Multimodal Security Layer
A Multimodal Security Layer refers to an advanced security architecture that processes, analyzes, and correlates threat intelligence and security signals from multiple, disparate data modalities. Unlike traditional security systems that might focus solely on network traffic logs or endpoint telemetry, this layer integrates inputs such as visual data (images/video), audio streams, textual logs, behavioral biometrics, and network metadata simultaneously.
Modern cyber threats are increasingly sophisticated and evasive. Attackers no longer rely on single vectors; they employ complex, multi-stage attacks that blend social engineering (text/voice) with network intrusion (data packets) and physical access attempts (visual surveillance). A multimodal approach allows security systems to detect subtle correlations across these different data types that a single-modality system would miss, leading to earlier and more accurate threat identification.
The core functionality relies on advanced Machine Learning and AI models capable of cross-modal fusion. Data from various sources is normalized and fed into a unified analytical engine. For example, the system might correlate an unusual spike in API calls (data modality) with a sudden, anomalous login attempt originating from a region flagged by geo-location data (metadata modality), while simultaneously detecting suspicious keystroke patterns (behavioral modality).
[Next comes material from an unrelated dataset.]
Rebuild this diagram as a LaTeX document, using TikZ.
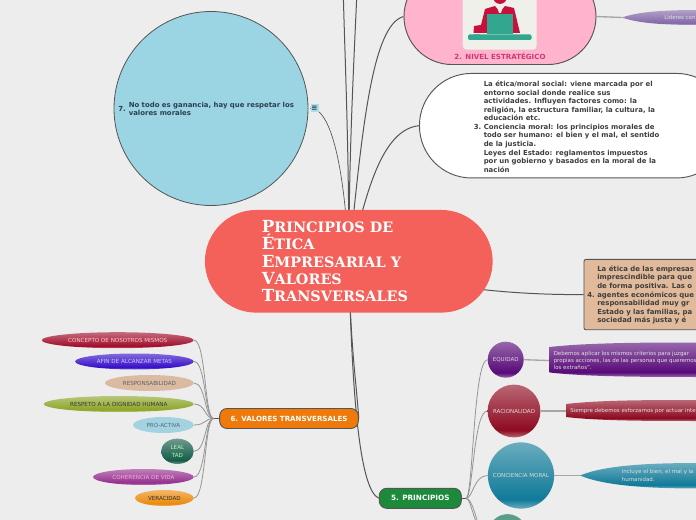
\documentclass[tikz,border=0pt]{standalone}
\usepackage{fontspec}
\setmainfont{DejaVu Sans}
\newfontfamily\titlefont{DejaVu Serif}
\usepackage{xcolor}
\usepackage{tikz}
\usetikzlibrary{shapes.geometric,backgrounds}

\definecolor{pagebg}{HTML}{EDEDED}
\definecolor{rim}{HTML}{555555}
\definecolor{inkgray}{HTML}{3E3E3E}
\definecolor{inkblue}{HTML}{2A4050}
\definecolor{salmon}{HTML}{F4615A}
\definecolor{pinkfill}{HTML}{FFB3CC}
\definecolor{pinkink}{HTML}{CE3A72}
\definecolor{tilefill}{HTML}{F0F0EA}
\definecolor{iconred}{HTML}{C8103C}
\definecolor{iconteal}{HTML}{32A68E}
\definecolor{lilac}{HTML}{8468A8}
\definecolor{tanfill}{HTML}{E0BA9A}
\definecolor{skyfill}{HTML}{9BD4E3}
\definecolor{skypale}{HTML}{AADCE8}
\definecolor{orangefill}{HTML}{EF7A0B}
\definecolor{greenfill}{HTML}{1C8A3A}
\definecolor{crimson}{HTML}{A00F2D}
\definecolor{indigo}{HTML}{370FC8}
\definecolor{sand}{HTML}{DABAA0}
\definecolor{olive}{HTML}{8CA528}
\definecolor{pale}{HTML}{A3D2E0}
\definecolor{pine}{HTML}{145C48}
\definecolor{orchid}{HTML}{96308F}
\definecolor{amber}{HTML}{EB8A0C}
\definecolor{plum}{HTML}{580A78}
\definecolor{wine}{HTML}{8E0A20}
\definecolor{ocean}{HTML}{0F7A98}
\definecolor{seagreen}{HTML}{5A9E8A}
\colorlet{glossdark}{black}
\colorlet{glosslight}{gray}
\pgfdeclareverticalshading[glosslight,glossdark]{gloss}{100bp}{
  color(0bp)=(glosslight); color(25bp)=(glosslight); color(32bp)=(glossdark);
  color(75bp)=(glosslight); color(100bp)=(glosslight)}
\newcommand{\capsline}[2]{{\fontsize{12.5}{13}\selectfont #1}{\fontsize{10.8}{13}\selectfont #2}}

\begin{document}
\begin{tikzpicture}[
    x=0.75pt, y=-0.75pt,
    gloss/.code={\colorlet{glossdark}{#1}\colorlet{glosslight}{#1!62!white}\tikzset{shade, shading=gloss}},
    stem/.style={rim, line width=0.75pt},
    twig/.style={black!42, line width=0.6pt},
    bar/.style={black!35, line width=1pt},
    leaf/.style={ellipse, inner sep=0pt, minimum height=12pt, anchor=east,
                 align=center, font=\fontsize{4.2}{5.6}\selectfont},
    ball/.style={circle, inner sep=0pt, align=center, font=\fontsize{4.15}{5.6}\selectfont, text=white!85!black},
    heading/.style={draw=rim, line width=0.7pt, rounded corners=5.5pt, minimum height=15pt,
                    inner sep=0pt, text=white, font=\fontsize{5.3}{6}\selectfont\bfseries},
    bodytext/.style={anchor=west, inner sep=0pt, align=left, text=inkgray,
                     font=\fontsize{5.2}{6.4}\selectfont\bfseries},
    smalltext/.style={anchor=west, inner sep=0pt, align=left, text=white!88!black,
                      font=\fontsize{4.1}{5.4}\selectfont}
]
\useasboundingbox (0,0) rectangle (696,520);
\clip (0,0) rectangle (696,520);

% central topic
\node[fill=salmon, rounded corners=38.5pt, minimum width=215.8pt, minimum height=77pt] (central) at (348.8,261.3) {};
\node[anchor=west, inner sep=0pt, align=left, text=white, font=\titlefont\bfseries\fontsize{10.8}{13}\selectfont] (title) at (261.5,261.3)
  {\capsline{P}{RINCIPIOS DE}\\ \capsline{É}{TICA}\\ \capsline{E}{MPRESARIAL Y}\\ \capsline{V}{ALORES}\\ \capsline{T}{RANSVERSALES}};

% topic 2
\node[draw=rim, line width=0.7pt, fill=pinkfill, rounded corners=36pt, minimum width=144pt, minimum height=72pt, anchor=south] (nivel) at (500,65) {};
\node[fill=tilefill, rounded corners=3pt, minimum width=55.5pt, minimum height=45pt, anchor=south] (tile) at (499.7,50) {};
\fill[iconred] (500,-3) circle (5.2pt);
\fill[iconred] (473.5,33) -- (474,26) -- (481,25) -- (485,9) -- (495,6) -- (500,12) -- (505,6) -- (514,8) -- (520,33) -- cycle;
\fill[tilefill] (497,6) -- (503,6) -- (501,13) -- (499,13) -- cycle;
\fill[iconteal] (487,14) rectangle (513,34);
\fill[iconteal, rounded corners=1pt] (468,34.5) rectangle (531.5,40);
\fill[iconteal] (480,34.5) arc (0:180:3 and 3) -- cycle;
\node[inner sep=0pt, text=pinkink, font=\fontsize{5.3}{6}\selectfont\bfseries] (nivellabel) at (500,56.3) {2. NIVEL ESTRATÉGICO};
\path[gloss=lilac] (622,17.5) .. controls (640,11) and (670,10) .. (700,10) -- (700,25) .. controls (670,25) and (640,24) .. (622,17.5) -- cycle;
\coordinate (liderestip) at (622,17.5);
\node[smalltext] (lideres) at (664,17.8) {Líderes con};

% topic 3
\node[draw=rim, line width=0.7pt, fill=white, rounded corners=39pt, minimum width=231.75pt, minimum height=78.4pt, anchor=west] (moral) at (419,125.7) {};
\node[bodytext] (moralnum) at (473.5,126.7) {3.};
\node[bodytext] (moraltext) at (483.5,126.7) {La ética/moral social: viene marcada por el\\ entorno social donde realice sus\\ actividades. Influyen factores como: la\\ religión, la estructura familiar, la cultura, la\\ educación etc.\\ Conciencia moral: los principios morales de\\ todo ser humano: el bien y el mal, el sentido\\ de la justicia.\\ Leyes del Estado: reglamentos impuestos\\ por un gobierno y basados en la moral de la\\ nación};

% topic 4
\node[draw=rim, line width=0.7pt, fill=tanfill, rounded corners=1.5pt, minimum width=120pt, minimum height=52.7pt, anchor=north west] (empresa) at (583.5,259) {};
\node[bodytext] (empresanum) at (587,295) {4.};
\node[bodytext] (empresatext) at (597,295) {La ética de las empresas\\ imprescindible para que\\ de forma positiva. Las o\\ agentes económicos que\\ responsabilidad muy gr\\ Estado y las familias, pa\\ sociedad más justa y é};

% topic 7
\node[circle, draw=rim, line width=0.6pt, fill=skyfill, minimum size=145.5pt, inner sep=0pt] (ganancia) at (211,108.5) {};
\node[bodytext, text=inkblue] (gananum) at (118,108.8) {7.};
\node[bodytext, text=inkblue, font=\fontsize{5.2}{6}\selectfont\bfseries] (ganatext) at (128.5,108.5) {No todo es ganancia, hay que respetar los\\ valores morales};
\node[fill=skypale, minimum size=6pt, inner sep=0pt, text=inkblue, font=\fontsize{5.5}{6}\selectfont\bfseries] (notes) at (314.5,108.3) {≡};

% topic 6 with its leaves
\node[heading, fill=orangefill, minimum width=104pt] (valores) at (289,418.5) {6. VALORES TRANSVERSALES};
\coordinate (valhub) at (213.5,418.5);
\node[leaf, gloss=crimson, minimum width=114pt, text=white!80!red] (concepto) at (194,340.2) {CONCEPTO DE NOSOTROS MISMOS};
\node[leaf, gloss=indigo, minimum width=89pt, text=white!78!blue] (afin) at (194,361.5) {AFIN DE ALCANZAR METAS};
\node[leaf, fill=sand, minimum width=66.5pt, text=black!62] (responsa) at (194,383) {RESPONSABILIDAD};
\node[leaf, gloss=olive, minimum width=112.5pt, text=black!78] (respeto) at (194,404) {RESPETO A LA DIGNIDAD HUMANA};
\node[leaf, fill=pale, minimum width=45.5pt, text=inkblue!80] (proactiva) at (194,425) {PRO-ACTIVA};
\node[leaf, gloss=pine, minimum width=24.5pt, minimum height=19pt, text=white!70!green] (lealtad) at (194,451.3) {LEAL\\TAD};
\node[leaf, gloss=orchid, minimum width=75.5pt, text=white!68!magenta] (coherencia) at (194,477) {COHERENCIA DE VIDA};
\node[leaf, gloss=amber, minimum width=44pt, text=black!80] (veracidad) at (194,498) {VERACIDAD};

% topic 5 with its branches
\node[heading, fill=greenfill, minimum width=61.5pt, font=\fontsize{5.45}{6}\selectfont\bfseries] (principios) at (420.3,498.3) {5. PRINCIPIOS};
\coordinate (prinhub) at (466,498.3);
\coordinate (prindown) at (480,530);
\node[ball, gloss=plum, minimum size=27pt] (equidad) at (505.7,359.7) {EQUIDAD};
\node[ball, gloss=wine, minimum size=39.6pt] (racional) at (514,411) {RACIONALIDAD};
\node[ball, gloss=ocean, minimum size=49.7pt] (conciencia) at (521,475.5) {CONCIENCIA MORAL};
\node[circle, inner sep=0pt, fill=seagreen, minimum size=29pt] (lastball) at (507.5,533.5) {};

\path[gloss=plum] (549.5,347) .. controls (590,342.5) and (650,342.5) .. (700,342.5) -- (700,377) .. controls (650,377) and (590,377) .. (549.5,372.5) -- cycle;
\node[smalltext] (equidadtext) at (553.5,360.7) {Debemos aplicar los mismos criterios para juzgar\\ propias acciones, las de las personas que queremos\\ los extraños".};
\path[gloss=wine] (566,404) .. controls (600,400) and (650,400) .. (700,400) -- (700,421) .. controls (650,421) and (600,421) .. (566,417) -- cycle;
\node[smalltext] (racionaltext) at (570,411) {Siempre debemos esforzarnos por actuar inte};
\path[gloss=ocean] (580,475.5) .. controls (605,465) and (650,463) .. (700,463) -- (700,488.5) .. controls (650,488.5) and (605,486) .. (580,475.5) -- cycle;
\coordinate (concienciatip) at (580,475.5);
\node[smalltext] (concienciatext) at (621.7,475.5) {incluye el bien, el mal y la\\ humanidad.};

% connectors behind the nodes
\begin{scope}[on background layer]
\fill[pagebg] (0,0) rectangle (696,520);
\coordinate (upleft) at (343.3,-5);
\coordinate (upright) at (356.8,-5);
\draw[stem] (central.center) .. controls (349,150) and (345,60) .. (upleft);
\draw[stem] (central.center) .. controls (349,150) and (354,60) .. (upright);
\draw[stem] (central.center) .. controls (362,130) and (372,25) .. (nivel.west);
\draw[stem] (central.center) .. controls (362,220) and (375,130) .. (moral.west);
\draw[stem] (central.center) .. controls (420,285) and (500,295) .. (empresa.west);
\draw[stem, line width=0.5pt] (central.center) .. controls (346,190) and (335,108) .. (notes.west);
\draw[stem] (central.center) .. controls (350,340) and (356,380) .. (valores.east);
\draw[stem] (central.center) .. controls (352,400) and (360,490) .. (principios.west);
\draw[bar] (nivel.east) -- (liderestip);
\draw[twig, rim, line width=1pt] (valores.west) -- (valhub);
\foreach \leafname in {concepto,afin,responsa,respeto,proactiva,lealtad,coherencia,veracidad}
  \draw[twig] (\leafname.east) .. controls +(12,0) and +(-9,0) .. (valhub);
\draw[twig, rim, line width=1pt] (principios.east) -- (prinhub);
\foreach \ballname in {equidad,racional,conciencia}
  \draw[twig] (\ballname.west) .. controls +(-14,0) and +(7,0) .. (prinhub);
\draw[twig] (lastball.west) .. controls +(-14,0) and +(6,0) .. (prinhub);
\draw[twig] (prindown) .. controls +(-4,-12) and +(6,0) .. (prinhub);
\draw[bar] (equidad.east) -- (equidadtext.west);
\draw[bar] (racional.east) -- (racionaltext.west);
\draw[bar] (conciencia.east) -- (concienciatip);
\end{scope}
\end{tikzpicture}
\end{document}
Implementing a multimodal layer presents significant hurdles. Data harmonization—ensuring different data types speak the same analytical language—is complex. Furthermore, the computational overhead required to process high-volume, high-dimensionality data streams is substantial, demanding robust cloud infrastructure.
This concept overlaps significantly with Zero Trust Architecture (ZTA), where verification is continuous, and AI-driven Security Operations Centers (SOCs), which leverage advanced analytics for faster response times.